Chile is a long, thin country that is almost all seacoast, and the cold-water currents nurture some of the oddest seafood in the world. Some of this makes its way to the restaurant fresh, but most of the shellfish, unfortunately, comes from cans: marinated canned Chilean giant abalone with potato salad, marinated canned pink clams, various marinated canned shellfish with bits of fin-fish in a mixed ceviche . These appetizers are actually fine--chewy, slightly spicy, freshened with lime--but you might want to avoid ordering more than one of them. The seafood soup paila , full of the shellfish, tastes more of can than of seafood.

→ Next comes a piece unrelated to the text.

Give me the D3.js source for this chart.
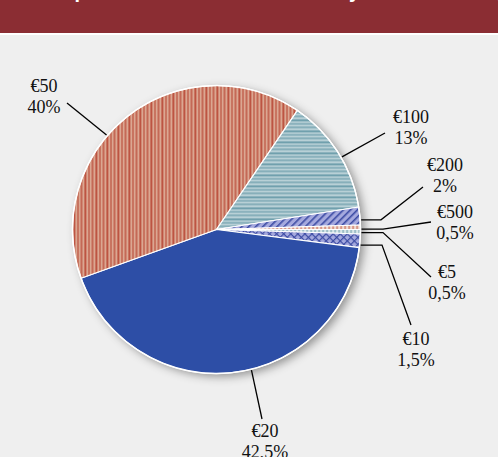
<!DOCTYPE html>
<html>
<head>
<meta charset="utf-8">
<script src="https://cdn.jsdelivr.net/npm/d3@7"></script>
<style>
  body { margin: 0; background: #efefef; }
  svg { display: block; }
</style>
</head>
<body>
<div id="graph"></div>
<script>
// banknote denominations, share of value in circulation (%)
var categories = ['€5', '€10', '€20', '€50', '€100', '€200', '€500']
var shares = [0.5, 1.5, 42.5, 40, 13, 2, 0.5]
var title = 'Composition of euro banknotes by denomination, 2015'

// fill per slice (pattern ids or solid colour)
var fills = ['url(#p5)', 'url(#p10)', '#2d4ea6', 'url(#p50)', 'url(#p100)', 'url(#p200)', 'url(#p500)']

// where each leader line leaves the slice (t = fraction of the slice's angle),
// optional horizontal elbow x, line end and label anchor
var labelLayout = {
  '€5':   {t: .67, elbow: 383, end: [431, 277], text: [447, 278]},
  '€10':  {t: .81, elbow: 382, end: [411, 325], text: [416, 345]},
  '€20':  {t: .45, end: [262, 419], text: [265, 437]},
  '€50':  {t: .42, end: [67, 103], text: [44, 92]},
  '€100': {t: .55, end: [385, 133], text: [411, 123]},
  '€200': {t: .72, elbow: 381, end: [423, 187], text: [445, 171]},
  '€500': {t: .9,  elbow: 383, end: [431, 222], text: [455, 218]}
}

var width = 498, height = 457
var cx = 216.5, cy = 229.5, r = 144

var pctFmt = d3.formatLocale({decimal: ',', thousands: '.', grouping: [3], currency: ['€', '']}).format('.1~f')

var svg = d3.select('#graph').append('svg')
  .attr('width', width).attr('height', height)

svg.append('rect').attr('width', width).attr('height', height).attr('fill', '#efefef')

// header band (title runs off the top, as in the source)
svg.append('rect').attr('width', width).attr('height', 33).attr('fill', '#8b2d33')
svg.append('rect').attr('y', 33).attr('width', width).attr('height', 2).attr('fill', '#fff')
svg.append('text')
  .attr('x', 30).attr('y', -2)
  .attr('fill', '#fff')
  .style('font', 'bold 20px "Liberation Sans", Arial, sans-serif')
  .text(title)

var defs = svg.append('defs')

// shadow
var f = defs.append('filter').attr('id', 'shadow')
  .attr('x', '-20%').attr('y', '-20%').attr('width', '140%').attr('height', '140%')
f.append('feDropShadow')
  .attr('dx', 4).attr('dy', 3).attr('stdDeviation', 5)
  .attr('flood-color', '#000').attr('flood-opacity', .4)

// €50 – vertical red stripes
var p50 = defs.append('pattern').attr('id', 'p50')
  .attr('patternUnits', 'userSpaceOnUse').attr('width', 11).attr('height', 10)
p50.append('rect').attr('width', 11).attr('height', 10).attr('fill', '#dba792')
;[[0, 1.6], [4, 1], [7.4, 1.2]].forEach(function(d){
  p50.append('rect').attr('x', d[0]).attr('width', d[1]).attr('height', 10).attr('fill', '#b5402f')
})

// €100 – horizontal teal lines
var p100 = defs.append('pattern').attr('id', 'p100')
  .attr('patternUnits', 'userSpaceOnUse').attr('width', 10).attr('height', 11)
p100.append('rect').attr('width', 10).attr('height', 11).attr('fill', '#b8d0d6')
;[[0, 1.6], [3.8, 1], [7.3, 1.1]].forEach(function(d){
  p100.append('rect').attr('y', d[0]).attr('height', d[1]).attr('width', 10).attr('fill', '#5f94a3')
})

// €200 – diagonal hatch
var p200 = defs.append('pattern').attr('id', 'p200')
  .attr('patternUnits', 'userSpaceOnUse').attr('width', 5).attr('height', 5)
  .attr('patternTransform', 'rotate(45)')
p200.append('rect').attr('width', 5).attr('height', 5).attr('fill', '#a5a9de')
p200.append('rect').attr('width', 1.6).attr('height', 5).attr('fill', '#3d4ca4')

// €10 – cross hatch
var p10 = defs.append('pattern').attr('id', 'p10')
  .attr('patternUnits', 'userSpaceOnUse').attr('width', 5).attr('height', 5)
  .attr('patternTransform', 'rotate(45)')
p10.append('rect').attr('width', 5).attr('height', 5).attr('fill', '#a5a9de')
p10.append('rect').attr('width', 1.2).attr('height', 5).attr('fill', '#3d4ca4')
p10.append('rect').attr('width', 5).attr('height', 1.2).attr('fill', '#3d4ca4')

// €500 – pale with red dashes
var p500 = defs.append('pattern').attr('id', 'p500')
  .attr('patternUnits', 'userSpaceOnUse').attr('width', 4).attr('height', 4)
p500.append('rect').attr('width', 4).attr('height', 4).attr('fill', '#efdcd4')
p500.append('rect').attr('width', 1.2).attr('height', 4).attr('fill', '#c96a55')

// €5 – pale teal with white breaks
var p5 = defs.append('pattern').attr('id', 'p5')
  .attr('patternUnits', 'userSpaceOnUse').attr('width', 4).attr('height', 4)
p5.append('rect').attr('width', 4).attr('height', 4).attr('fill', '#9fc0c9')
p5.append('rect').attr('width', 1.2).attr('height', 4).attr('fill', '#fff')

var pie = d3.pie()
  .sort(null)
  .startAngle(Math.PI / 2)
  .endAngle(Math.PI / 2 + 2 * Math.PI)
  .value(function(d){ return d })

var arcs = pie(shares)
var arc = d3.arc().innerRadius(0).outerRadius(r)

var g = svg.append('g').attr('transform', 'translate(' + cx + ',' + cy + ')')

g.append('circle').attr('r', r).attr('fill', '#fff').attr('filter', 'url(#shadow)')

g.selectAll('path.slice').data(arcs).enter().append('path')
  .attr('class', 'slice')
  .attr('d', arc)
  .attr('fill', function(d, i){ return fills[i] })
  .attr('stroke', '#fff')
  .attr('stroke-width', 1.2)
  .attr('stroke-linejoin', 'round')

g.append('circle').attr('r', r).attr('fill', 'none').attr('stroke', '#fff').attr('stroke-width', 1.5)

// leader lines and labels
var labels = svg.append('g')

arcs.forEach(function(a, i){
  var cat = categories[i]
  var L = labelLayout[cat]
  var ang = a.startAngle + L.t * (a.endAngle - a.startAngle)
  var sx = cx + (r + 1) * Math.sin(ang)
  var sy = cy - (r + 1) * Math.cos(ang)
  var pts = [[sx, sy]]
  if (L.elbow) pts.push([L.elbow, sy])
  pts.push(L.end)

  labels.append('path')
    .attr('d', d3.line()(pts))
    .attr('fill', 'none')
    .attr('stroke', '#000')
    .attr('stroke-width', 1.3)

  var t = labels.append('text')
    .attr('text-anchor', 'middle')
    .attr('fill', '#111')
    .style('font', '18px "Liberation Serif", "Times New Roman", serif')
  t.append('tspan').attr('x', L.text[0]).attr('y', L.text[1]).text(cat)
  t.append('tspan').attr('x', L.text[0]).attr('y', L.text[1] + 21).text(pctFmt(shares[i]) + '%')
})
</script>
</body>
</html>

The famous fish of Chile, aside from the Chilean “sea bass” that is ubiquitous on the menus of swank Westside cafes, is something called congrio , a tasty, white-fleshed fish that tastes a little like halibut might taste if halibut had any flavor and comes in long, firm fillets. Congrio is delicious fried in a light, crisp batter, looking like nothing so much as something off an oversize fish ‘n’ chips platter, sided with a chopped-tomato salad that is like a Chilean pico de gallo . Congrio is sort of strange in a cream sauce studded with chopped canned shellfish.

Humitas , Chilean tamales, are terrific here, sweetly spiced, intensely corn-flavored, with the consistency of a steamed pudding. Steak, lomo , is thin, marinated and chewy in the South American tradition, and might come garnished with a fried egg or with a side of the wonderful, spice-fragrant yellow-bean stew parotos granados . Pollo arvejado is a chicken that has been stewed with a large quantity of canned peas, which is homey but perhaps not a dish worth the journey. Pastel de choclo , a pan-Andean favorite, is a sweet, nutmeg-laced corn pudding that conceals a chicken leg at its core.

But the restaurant’s great specialty might be the appetizer erizo matico , marinated giant sea urchin, the powerfully nutty iodine smack nearly tamed by the flavors of citrus and finely minced onion. The erizo is delicious, crammed full of aphrodisiac nutrients, but really too rich to eat more than a few bites of--even if you are trying to preserve the honor of your country.

A waiter sees a few bites of uneaten sea urchin and shakes his head sadly.

“You didn’t like it,” he says. “I knew the flavor was too strong for Americans.”

Erizo also kills the wine.

Rincon Chileno

4354 Melrose Ave., Los Angeles, (213) 666-6075. Open Tuesday-Thursday and Sunday 11:30 a.m. to 10 p.m., Friday and Saturday 11:30 a.m. to 11 p.m. Beer and wine. Takeout. Parking around the corner on Heliotrope. American Express, Carte Blanche, Diners Club, MasterCard and Visa accepted. Dinner for two, food only, $18-$32.